Home Agriculture 5 ways the Expropriation Bill could wreck SA’s economy

WHEN legislation is used to derail the economy, it must be viewed as a misuse of power. That’s the view of employers’ organisation NEASA, expressed during a recent news conference where it outlined five ways controversial Expropriation Bill could undermine the South African society and economy.

Firstly, said NEASA Chief Executive, Gerhard Papenfus the Bill allows for any asset to be expropriated without compensation, which undermines the property rights of every business owner in the country.

“Consequently, the Bill is aimed at redistribution of assets and not restitution. The Bill allows the state to target any property based on an ill-defined ‘public interest’ principle. This leaves every citizen’s assets open to attack by the state,” he said.

Secondly, warned Papenfus, targeting bonded assets for expropriation as outlined in the Bill would threaten the stability of financial institutions. “How will anyone be able to recover the losses incurred on loans if they are defaulted due to expropriation at reduced or nil compensation? Such a scenario will impact business lending risk and increase operational borrowing cost.”

A third concern, said Papenfus, was that the Bill, if enacted, would lead to higher inflation. “For price stability, a stable and predictable environment is required to sustain the economic value chain.
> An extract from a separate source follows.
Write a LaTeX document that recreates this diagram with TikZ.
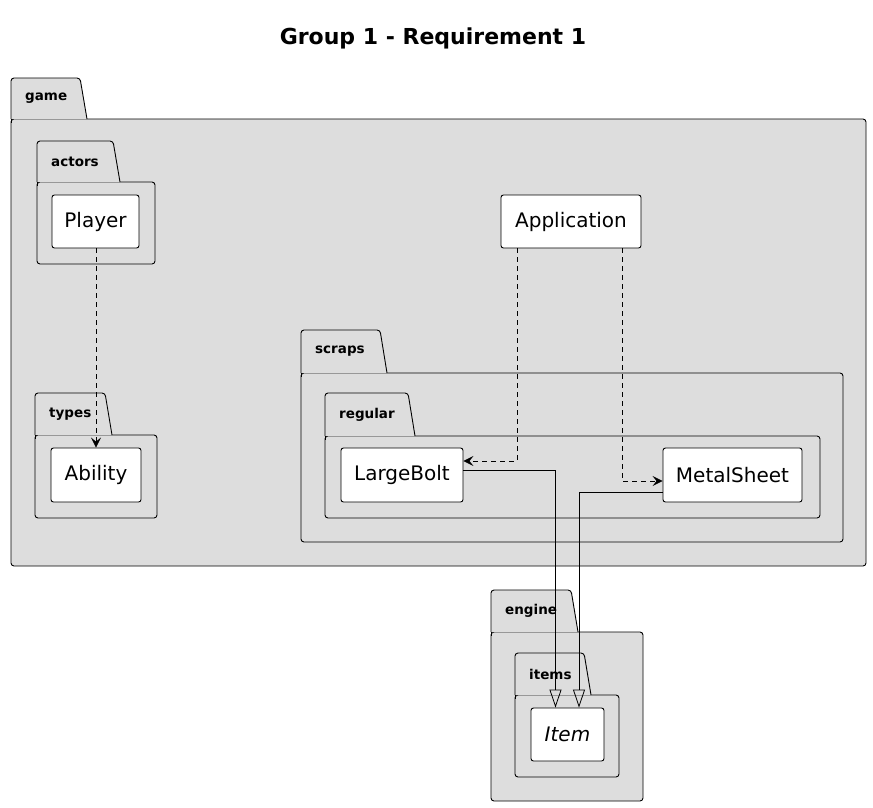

Expropriation threatens this and creates an additional risk that will be priced into the ordinary marketplace.”

For economist Mike Schüssler, who participated in the media conference, a fourth concern is that the implementation of the Bill would exacerbate job losses and lead to stagnation of the economy.

“The Bill represents an increase in uncertainty and consequently the cost of capital will rise, the practical implication being that starting and/or expanding a business will become financially impossible. That will deter anyone from starting a business,” Schüssler said.

A fifth concern is the Bill’s attack on the security associated with property rights. According Schüssler, such uncertainty would deter international investment and lead to further capital flight. “If implemented, the Expropriation Bill will deter investment and economic activity, leaving millions destitute,” he said.

“For investment you need security of rights and ownership. Without security, you will lose investment. Once you lose investment, you lose employment.”

Papenfus said that despite the “pure” intentions of the Constitution and the fundamental rights contained therein, “it is becoming evident that legislation is increasingly being used as a vehicle to implement political ideals that will derail the economy and society”.

It was NEASA’s view, he said, that the Expropriation Bill was a misuse of legislative authority. “The state is using aggressive majoritarianism to apply a devastating policy that will destroy lives and livelihoods.”

Papenfus said it was in the interests of the entire business community to join the fight against the Bill. The association has submitted its comments to the Portfolio Committee for Public Works and Infrastructure. He urged employers and employees to support its submission on its website.